Two seemingly unrelated announcements drew much attention in the electric utility industry recently. First, the Edison Electric Institute (EEI) (the trade group for the U.S. electric utility industry) and the National Resources Defense Council (NRDC) jointly recommended changing how utilities should be regulated. Second, Duke Energy announced it will sell 13 Midwest merchant power plants. These announcements are actually related because they both result from the same dramatic changes affecting the electric utility industry. As Bob Dylan aptly noted, “the times they are a-changin’.” Regulators and other stakeholders must be prepared to address these changes.
Under the traditional business model, electricity usage grew steadily. Utilities built ever-larger plants to serve this growing load. The bigger plants were more efficient than existing plants, so the unit cost for electricity steadily declined. Utilities benefited by steadily increasing their revenues. Customers benefited from declining unit costs. For utility customers, it was like paying a lower price per gallon of gasoline every time you filled your tank.
But this traditional model is crumbling, due to several factors:
- Load growth has declined, due to a slowing economy and greater use of renewable energy and energy efficiency.
- Utilities are no longer able to obtain economies of scale by building ever-larger plants.
- New regulations have resulted in higher costs for coal and nuclear plants.
- Plentiful supplies of shale gas have caused natural gas prices to decline.
- Utilities face high costs for grid modernization.
How did these changing conditions lead to the two recent announcements by EEI/NRDC and Duke Energy?
Market forces are changing the economics for legacy power plants
Duke plans to sell its 13 merchant power plants because of “the challenging competitive market in the Midwest.” These plants operate in the PJM wholesale market, one of the largest regional transmission organizations in the nation, where the average daily power price declined from $71.43 per megawatt-hour in 2008 to $37.50 per megawatt-hour in 2013. Additionally, these plants have anet book value of $3.5 billion (after calculating for depreciation), but their market value is only $1.5-2.5 billion.
Other companies with Midwest power plants are facing the same competitive pressures.

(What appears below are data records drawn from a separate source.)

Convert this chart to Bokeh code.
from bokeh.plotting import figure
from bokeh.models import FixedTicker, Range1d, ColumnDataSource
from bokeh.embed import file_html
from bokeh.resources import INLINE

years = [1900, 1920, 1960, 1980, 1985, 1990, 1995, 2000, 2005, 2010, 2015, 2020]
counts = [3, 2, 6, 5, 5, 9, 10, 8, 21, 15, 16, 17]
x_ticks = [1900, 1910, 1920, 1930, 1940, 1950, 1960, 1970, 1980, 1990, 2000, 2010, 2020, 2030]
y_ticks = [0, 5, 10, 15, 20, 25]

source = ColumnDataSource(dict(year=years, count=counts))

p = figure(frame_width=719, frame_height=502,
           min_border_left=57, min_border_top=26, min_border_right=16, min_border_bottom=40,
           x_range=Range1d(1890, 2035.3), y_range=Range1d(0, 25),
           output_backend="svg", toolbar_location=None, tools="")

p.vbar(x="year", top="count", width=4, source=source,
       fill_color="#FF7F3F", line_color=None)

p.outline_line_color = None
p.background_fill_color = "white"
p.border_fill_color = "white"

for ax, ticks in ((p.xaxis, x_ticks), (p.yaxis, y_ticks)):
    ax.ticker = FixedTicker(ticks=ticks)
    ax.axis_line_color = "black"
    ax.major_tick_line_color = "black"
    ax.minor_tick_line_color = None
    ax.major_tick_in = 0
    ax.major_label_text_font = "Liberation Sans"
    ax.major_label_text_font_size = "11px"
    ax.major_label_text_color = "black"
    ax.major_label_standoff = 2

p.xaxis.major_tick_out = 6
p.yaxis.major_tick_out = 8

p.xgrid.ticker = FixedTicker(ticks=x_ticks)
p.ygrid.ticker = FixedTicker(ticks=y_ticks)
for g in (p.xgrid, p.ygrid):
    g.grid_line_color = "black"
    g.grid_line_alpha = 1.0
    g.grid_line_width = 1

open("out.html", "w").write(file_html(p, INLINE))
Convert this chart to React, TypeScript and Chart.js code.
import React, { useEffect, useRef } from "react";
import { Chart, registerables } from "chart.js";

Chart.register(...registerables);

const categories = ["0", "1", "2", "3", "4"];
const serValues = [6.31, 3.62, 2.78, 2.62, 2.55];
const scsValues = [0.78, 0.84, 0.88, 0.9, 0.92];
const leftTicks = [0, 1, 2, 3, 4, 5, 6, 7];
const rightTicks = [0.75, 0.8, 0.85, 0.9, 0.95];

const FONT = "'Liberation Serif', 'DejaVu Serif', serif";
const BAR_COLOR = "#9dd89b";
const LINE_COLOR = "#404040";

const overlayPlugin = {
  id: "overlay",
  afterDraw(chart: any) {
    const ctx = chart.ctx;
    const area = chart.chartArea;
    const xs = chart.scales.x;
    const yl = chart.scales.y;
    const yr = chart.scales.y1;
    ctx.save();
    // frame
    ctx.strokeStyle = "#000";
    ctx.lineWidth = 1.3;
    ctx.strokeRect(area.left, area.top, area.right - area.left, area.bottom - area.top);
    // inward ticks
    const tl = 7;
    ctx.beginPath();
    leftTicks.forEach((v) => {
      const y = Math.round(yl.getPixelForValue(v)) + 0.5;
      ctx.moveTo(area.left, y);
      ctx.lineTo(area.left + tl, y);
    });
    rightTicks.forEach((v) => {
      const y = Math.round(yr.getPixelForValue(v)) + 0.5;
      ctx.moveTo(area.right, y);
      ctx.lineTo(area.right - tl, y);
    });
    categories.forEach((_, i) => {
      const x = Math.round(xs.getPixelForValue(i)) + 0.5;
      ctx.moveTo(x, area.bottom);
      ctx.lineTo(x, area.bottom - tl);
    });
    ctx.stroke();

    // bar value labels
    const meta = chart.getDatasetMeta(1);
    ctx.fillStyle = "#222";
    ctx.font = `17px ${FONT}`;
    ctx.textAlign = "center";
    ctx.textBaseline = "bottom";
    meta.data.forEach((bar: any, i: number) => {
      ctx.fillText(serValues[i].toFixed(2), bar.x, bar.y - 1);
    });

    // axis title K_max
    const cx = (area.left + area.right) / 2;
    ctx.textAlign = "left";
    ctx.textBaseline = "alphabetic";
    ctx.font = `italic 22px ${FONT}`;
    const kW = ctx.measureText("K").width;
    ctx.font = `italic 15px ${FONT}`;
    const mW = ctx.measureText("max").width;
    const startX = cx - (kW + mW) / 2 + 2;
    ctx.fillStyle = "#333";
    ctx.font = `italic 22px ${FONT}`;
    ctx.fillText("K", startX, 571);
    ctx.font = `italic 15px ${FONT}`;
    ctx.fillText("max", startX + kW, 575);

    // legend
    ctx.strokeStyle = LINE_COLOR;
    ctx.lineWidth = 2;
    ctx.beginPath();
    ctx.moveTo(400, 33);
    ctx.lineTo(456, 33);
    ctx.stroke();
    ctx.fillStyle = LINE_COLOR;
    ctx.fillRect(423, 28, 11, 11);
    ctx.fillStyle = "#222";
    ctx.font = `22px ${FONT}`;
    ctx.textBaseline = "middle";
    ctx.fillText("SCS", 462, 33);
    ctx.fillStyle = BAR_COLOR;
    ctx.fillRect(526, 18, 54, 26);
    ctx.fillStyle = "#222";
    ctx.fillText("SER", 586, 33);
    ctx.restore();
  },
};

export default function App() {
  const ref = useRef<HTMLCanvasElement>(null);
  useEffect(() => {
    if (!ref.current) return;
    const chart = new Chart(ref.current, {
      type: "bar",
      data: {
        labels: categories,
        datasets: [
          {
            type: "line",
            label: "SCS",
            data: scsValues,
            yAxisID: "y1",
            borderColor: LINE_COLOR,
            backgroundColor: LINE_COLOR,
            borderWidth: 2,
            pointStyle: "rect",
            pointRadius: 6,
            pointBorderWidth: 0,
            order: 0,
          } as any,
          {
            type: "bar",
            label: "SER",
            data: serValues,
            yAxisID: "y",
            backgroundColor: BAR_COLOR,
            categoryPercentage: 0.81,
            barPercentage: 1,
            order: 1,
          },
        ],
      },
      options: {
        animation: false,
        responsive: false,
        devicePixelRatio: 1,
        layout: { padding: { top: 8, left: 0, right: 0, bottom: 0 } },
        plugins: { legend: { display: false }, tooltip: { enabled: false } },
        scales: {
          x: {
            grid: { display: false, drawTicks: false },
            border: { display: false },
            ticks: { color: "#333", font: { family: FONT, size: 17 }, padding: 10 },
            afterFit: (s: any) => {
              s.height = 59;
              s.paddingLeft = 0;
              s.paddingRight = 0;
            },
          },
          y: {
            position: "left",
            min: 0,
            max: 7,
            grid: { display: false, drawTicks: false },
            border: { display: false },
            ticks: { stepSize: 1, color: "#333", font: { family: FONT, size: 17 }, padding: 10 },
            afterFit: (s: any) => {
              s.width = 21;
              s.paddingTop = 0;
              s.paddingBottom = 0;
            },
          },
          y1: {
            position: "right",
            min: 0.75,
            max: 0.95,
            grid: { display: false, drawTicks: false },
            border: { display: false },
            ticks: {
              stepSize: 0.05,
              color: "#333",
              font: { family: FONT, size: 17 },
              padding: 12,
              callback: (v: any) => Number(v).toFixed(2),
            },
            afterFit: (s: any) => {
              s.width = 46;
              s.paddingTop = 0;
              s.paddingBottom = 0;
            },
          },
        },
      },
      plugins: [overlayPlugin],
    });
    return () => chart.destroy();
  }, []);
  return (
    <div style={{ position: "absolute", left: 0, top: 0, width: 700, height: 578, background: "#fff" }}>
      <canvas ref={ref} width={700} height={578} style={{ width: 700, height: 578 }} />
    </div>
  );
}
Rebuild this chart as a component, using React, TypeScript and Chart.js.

Edison Mission Company, owner of four Illinois coal plants, filed for bankruptcy in December 2012 due to falling wholesale power prices and high costs for plant upgrades. Ameren sold its five Illinois coal plants and Dominion announced plans to close its Kewaunee, Wisconsin nuclear power plant in 2013. Exelon recently announced that it is considering shutting down its unprofitable nuclear plants, and will make its decision by the end of 2014. These plants have been unprofitable because of the changing industry conditions described above.
These changing conditions are forcing utilities to re-think their traditional business model, and this was the reason for the EEI/NRDC announcement. The EEI/NRDC plan follows earlier whitepapers on changing the utility business model by Rocky Mountain Institute, the Regulatory Assistance Projectand the American Council for an Energy-Efficient Economy, and recommends several changes for regulating utilities, including:
- Requiring owners of distributed generation (on-site power generation, such as rooftop solar panels) to pay the full costs the utility incurs for serving these customers;
- Giving utilities performance incentives for adopting more clean energy resources; and
- Ending the current link between utility revenues and the volume of energy sold.
These changes are intended to eliminate the utility’s current disincentives to save energy, and to incentivize them to deploy more clean energy while remaining financially sound. Regulators and stakeholders should prepare to address these changes.
How can they get it right?
A key factor for getting the utility business model right is correctly setting the rules for pricing distributed generation. Today many utilities use net metering to pay rooftop solar owners for the excess electricity the solar panels produce. The net metering rate is typically set at the full price the utility charges for electricity, or at the utility’s wholesale cost of electricity. Yet neither measure fully reflects the costs and benefits that rooftop solar provides to the electricity grid, so utilities are attempting to change the price in recent net metering cases in California, Arizona and Colorado.
Minnesota’s approach to pricing distributed generation is also noteworthy. A 2013 Minnesota lawrequires the Department of Commerce to establish a methodology for establishing the value of a solar tariff, as an alternative to net metering. The tariff would allow the utility to recover its full costs for supporting solar customers and would fully compensate solar owners for the value produced by solar distributed generation. The Minnesota Department of Commerce submitted its value of solar methodology to the public utilities commission for approval on January 31, 2014.
Regulators and stakeholders should also consider the option of incentive regulation to compensate utilities for supporting distributed generation. The United Kingdom has established an innovative new regulatory paradigm known as “RIIO” (Revenue = Incentives + Innovation + Outputs), which uses performance-based regulation to promote further deployment of clean energy. But some state public utility commissions in the U.S. currently may not have authority to approve performance-based rates and therefore may need legislation granting such authority.
Considering these issues will help regulators and stakeholders address the changing utility business model in their jurisdictions. Bob Dylan was right that, “the times, they are a-changin’.’” And the answer to a new utility business model is “blowin’ in the wind (and sun)” of distributed generation – meaning that the new model depends, in large part, on setting the correct pricing for distributed generation.